On a day when the courageous Pakistani schoolgirl Malala Yousafzai addressed the United Nations as an advocate for women’s education rights, I am once again reminded of the potential of the United Nations, despite all it’s quirks, to unite the world.
I have a long relationship with the UN and graduated from the General Assembly, an honor I hold dear. On a recent trip to New York for my high school reunion I finally took my younger son on a private tour of the United Nations, thanks to an old friend who works there. It was a walk down memory lane for me, and an educational experience for my son who had just completed a Global Village unit in his 3rd grade class.
A quick hot dog out front staved off impending hunger from my nine-year-old hobbit, and we made our way through the intense security system. The building is going through a much-needed retrofit. The passé style played into my fond memories of UN conferences and multiple visits as a student at a school connected to the organization. Once inside, you do feel as though you are no longer in NYC and really in an international zone as the lobby buzzes with international languages and national dress.
More than one million visitors take the public tours annually during weekdays and tickets can be purchased in advance online. Tickets are less than $20 and well worth it! There are also weekly children’s tours @ 4:15 every Thursday, this is a relatively new offering and tailored to the 5-12 set.
We were lucky, a private tour with my old friend and a 30-year veteran guard who had had a cameo part in the in the 2005, Sidney Pollack/Nicole Kidman thriller The Interpreter. Rocky, as he was called, was a great guy and my friend made a huge effort to take us behind the scenes. We happened to be in the General Assembly along with some top brass from the Israeli Military, which made finding the Palestinian nameplate more poignant.
I had forgotten all the UN quirks, such as leveling the playing field, by rotating the country that has the front row seat and then going alphabetically from there so that the Zimbabwe is not always in the back. At my school, teachers would always read attendance lists in the same manner, so that if your name began with Z you were not always last. I remember accepting my diploma in my white flouncy drop waist dress, in awe of the golden UN plaque hanging high above the podium.
We were shown the myriad gifts from countries, some gaudy, some mysterious, all full of meaning. This tapestry given by China’s Mao has a fantastic back-story. Apparently it was created and Mao felt it was too backward looking and insisted it be redone to include two small cars to signify China as a modern country.
A flag recovered from the 2003 Baghdad Embassy bombing where so many were killed and wounded is on display, as are many thought provoking pieces of art and information. This sculpture of a knotted gun felt particularly meaningful in the wake of the Newtown shootings and the gun debate raging in this country.
My son’s eyes were giant saucers, just lapping up the information about the 193 member countries. He was quizzed on the official languages of the United Nations: English, French, Spanish, Arabic, Chinese and Russian and was thrilled to sit at the Togo nameplate in a discussion room because that was one of the countries he had studied.

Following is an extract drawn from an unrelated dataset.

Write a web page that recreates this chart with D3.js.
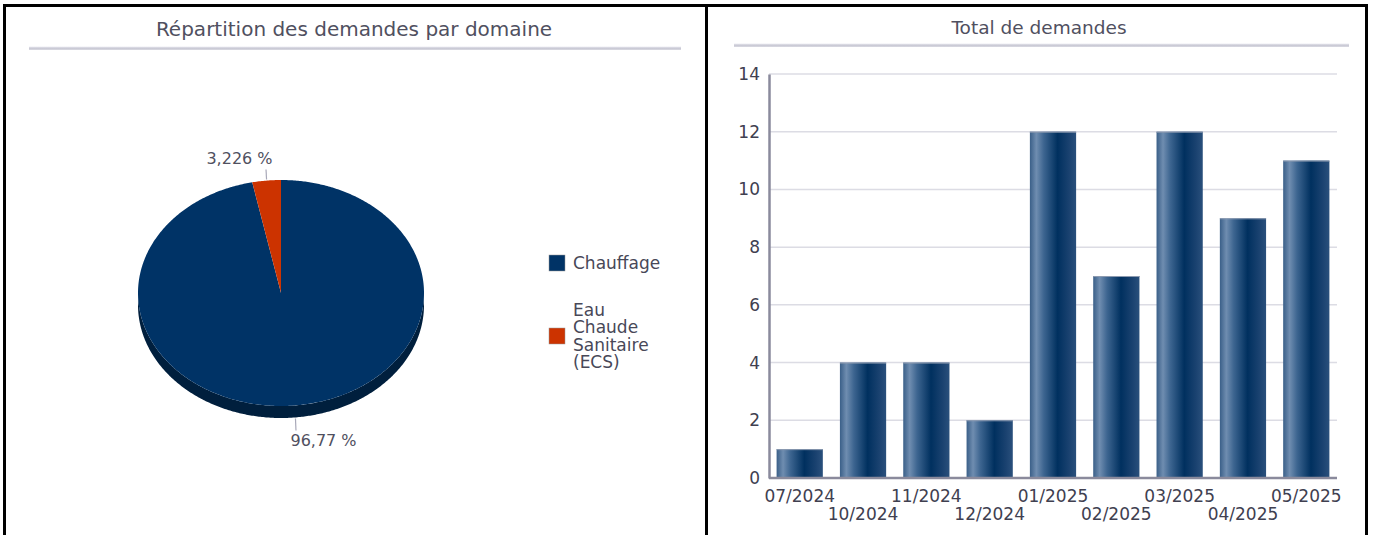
<!DOCTYPE html>
<html><head><meta charset="utf-8">
<script src="https://cdn.jsdelivr.net/npm/d3@7"></script>
<style>
html,body{margin:0;padding:0;background:#fff;}
svg{display:block;font-family:"DejaVu Sans",sans-serif;}
</style></head>
<body>
<svg id="c" width="1373" height="535"></svg>
<script>
// ---- data ----
const pieTitle = "Répartition des demandes par domaine";
const pieCategories = ["Chauffage", "Eau Chaude Sanitaire (ECS)"];
const pieLegendLines = [["Chauffage"], ["Eau", "Chaude", "Sanitaire", "(ECS)"]];
const pieValues = [30, 1];
const pieLabels = ["96,77 %", "3,226 %"];
const pieColors = ["#003366", "#cc3300"];
const pieSideColors = ["#001f3d", "#7a1f00"];

const barTitle = "Total de demandes";
const months = ["07/2024","10/2024","11/2024","12/2024","01/2025","02/2025","03/2025","04/2025","05/2025"];
const counts = [1, 4, 4, 2, 12, 7, 12, 9, 11];
const yTicks = [0, 2, 4, 6, 8, 10, 12, 14];

const svg = d3.select("#c");

// frame
svg.append("path").attr("d","M4.5,535 V5.5 H1366.5 V535 M706.5,5.5 V535")
  .attr("fill","none").attr("stroke","#000").attr("stroke-width",3);

// gradients
const defs = svg.append("defs");
const ug = defs.append("linearGradient").attr("id","ul").attr("x1",0).attr("y1",0).attr("x2",0).attr("y2",1);
ug.append("stop").attr("offset","0%").attr("stop-color","#eeeef4");
ug.append("stop").attr("offset","50%").attr("stop-color","#c8c8d4");
ug.append("stop").attr("offset","100%").attr("stop-color","#dadae2");
const bg = defs.append("linearGradient").attr("id","bar").attr("x1",0).attr("y1",0).attr("x2",1).attr("y2",0);
[["0%","#3a5f88"],["14%","#6f8db0"],["30%","#3d6590"],["60%","#00305f"],["85%","#1a4270"],["100%","#2a507c"]]
  .forEach(([o,c])=>bg.append("stop").attr("offset",o).attr("stop-color",c));

function titleBlock(cx, ty, x0, x1, uy, text, fs){
  svg.append("text").attr("x",cx).attr("y",ty).attr("text-anchor","middle")
    .attr("font-size",fs).attr("fill","#505060").text(text);
  svg.append("rect").attr("x",x0).attr("y",uy).attr("width",x1-x0).attr("height",3.5)
    .attr("fill","url(#ul)");
}
titleBlock(354, 36, 29, 681, 46.5, pieTitle, 20);
titleBlock(1039, 34, 734, 1349, 43.5, barTitle, 18.5);

// ---- pie ----
const cx = 281, cy = 293, rx = 143, ry = 113, depth = 12;
const pie = d3.pie().sort(null).value(d=>d)(pieValues);
const ex = a => cx + rx*Math.sin(a), ey = a => cy - ry*Math.cos(a);
function arcPts(a0, a1){
  const n = Math.max(2, Math.ceil((a1-a0)/0.01));
  return d3.range(n+1).map(i=>{const a=a0+(a1-a0)*i/n; return [ex(a), ey(a)];});
}
const pg = svg.append("g");
// side walls (front half only: angles PI/2..3PI/2)
pie.forEach((p,i)=>{
  const a0 = Math.max(p.startAngle, Math.PI/2), a1 = Math.min(p.endAngle, 3*Math.PI/2);
  if (a1 <= a0) return;
  const top = arcPts(a0,a1);
  const bot = top.slice().reverse().map(([x,y])=>[x,y+depth]);
  pg.append("path").attr("d","M"+top.concat(bot).map(p=>p.join(",")).join("L")+"Z")
    .attr("fill",pieSideColors[i]);
});
pie.forEach((p,i)=>{
  const pts = arcPts(p.startAngle, p.endAngle);
  pg.append("path").attr("d","M"+cx+","+cy+"L"+pts.map(p=>p.join(",")).join("L")+"Z")
    .attr("fill",pieColors[i]);
});
// labels
pie.forEach((p,i)=>{
  const m = (p.startAngle+p.endAngle)/2;
  const x = ex(m); let y = ey(m);
  const down = Math.cos(m) < 0;
  if (down) y += depth;
  const y2 = down ? y+13 : y-11;
  pg.append("line").attr("x1",x).attr("y1",down?y+1:y-1).attr("x2",x+(Math.sin(m)>0?0.5:-0.5)).attr("y2",y2)
    .attr("stroke","#a8a8b8").attr("stroke-width",1.2);
  const right = Math.sin(m) > 0;
  pg.append("text").attr("x", right ? x-5 : x+6).attr("y", down ? y2+16 : y2-6)
    .attr("text-anchor", right ? "start" : "end")
    .attr("font-size",16).attr("fill","#505060").text(pieLabels[i]);
});
// legend
const lg = svg.append("g");
const legendTops = [255, 328];
pieCategories.forEach((c,i)=>{
  lg.append("rect").attr("x",549).attr("y",legendTops[i]).attr("width",16).attr("height",16)
    .attr("fill",pieColors[i]).attr("stroke","#999").attr("stroke-width",0.5);
  const lines = pieLegendLines[i];
  const lh = 17.5;
  const startY = legendTops[i] + 8 + 6 - (lines.length-1)*lh/2;
  const t = lg.append("text").attr("font-size",17).attr("fill","#484858");
  lines.forEach((ln,j)=>t.append("tspan").attr("x",573).attr("y",startY+j*lh).text(ln));
});

// ---- bars ----
const x = d3.scaleBand().domain(months).range([769, 1337]).paddingInner(0.27).paddingOuter(0.12);
const y = d3.scaleLinear().domain([0,14]).range([478, 74]);
const bgG = svg.append("g");
bgG.selectAll("line.grid").data(yTicks.filter(t=>t>0)).join("line")
  .attr("x1",769).attr("x2",1337).attr("y1",d=>y(d)).attr("y2",d=>y(d))
  .attr("stroke","#dcdce4").attr("stroke-width",1.5);
bgG.selectAll("rect.bar").data(counts).join("rect")
  .attr("x",(d,i)=>x(months[i])).attr("width",x.bandwidth())
  .attr("y",d=>y(d)).attr("height",d=>y(0)-y(d))
  .attr("fill","url(#bar)");
bgG.selectAll("line.cap").data(counts).join("line")
  .attr("x1",(d,i)=>x(months[i])).attr("x2",(d,i)=>x(months[i])+x.bandwidth())
  .attr("y1",d=>y(d)+0.5).attr("y2",d=>y(d)+0.5).attr("stroke","#8c9ab0").attr("stroke-width",1);

const yAxis = svg.append("g").attr("transform","translate(769,0)")
  .call(d3.axisLeft(y).tickValues(yTicks).tickSize(0).tickPadding(9));
yAxis.select(".domain").attr("stroke","#8a8a9c").attr("stroke-width",2.5);
yAxis.selectAll("text").attr("font-size",17).attr("fill","#404050").attr("font-family","DejaVu Sans");

const xAxis = svg.append("g").attr("transform","translate(0,478)")
  .call(d3.axisBottom(x).tickSize(0).tickPadding(6));
xAxis.select(".domain").attr("d","M769,0H1337").attr("stroke","#8a8a9c").attr("stroke-width",2.5);
xAxis.selectAll("text").attr("font-size",17).attr("fill","#404050").attr("font-family","DejaVu Sans")
  .attr("dy",(d,i)=> i%2 ? "2.1em" : "1.04em");
</script>
</body></html>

We scoured the gift shop area, purchased a number of items to bring back home and to remember and honor the work of the United Nations, not always productive, not always appreciated but with mostly wonderful intentions.
The newly renovated Security Council and the meeting rooms were fascinating. One room had been decorated by the Russians with such distinct color and design choices. It was a bit gaudy for my taste, but that’s the magic of the UN. You cannot assume your tastes are like everyone else’s in the world, something I am determined to convey to my children.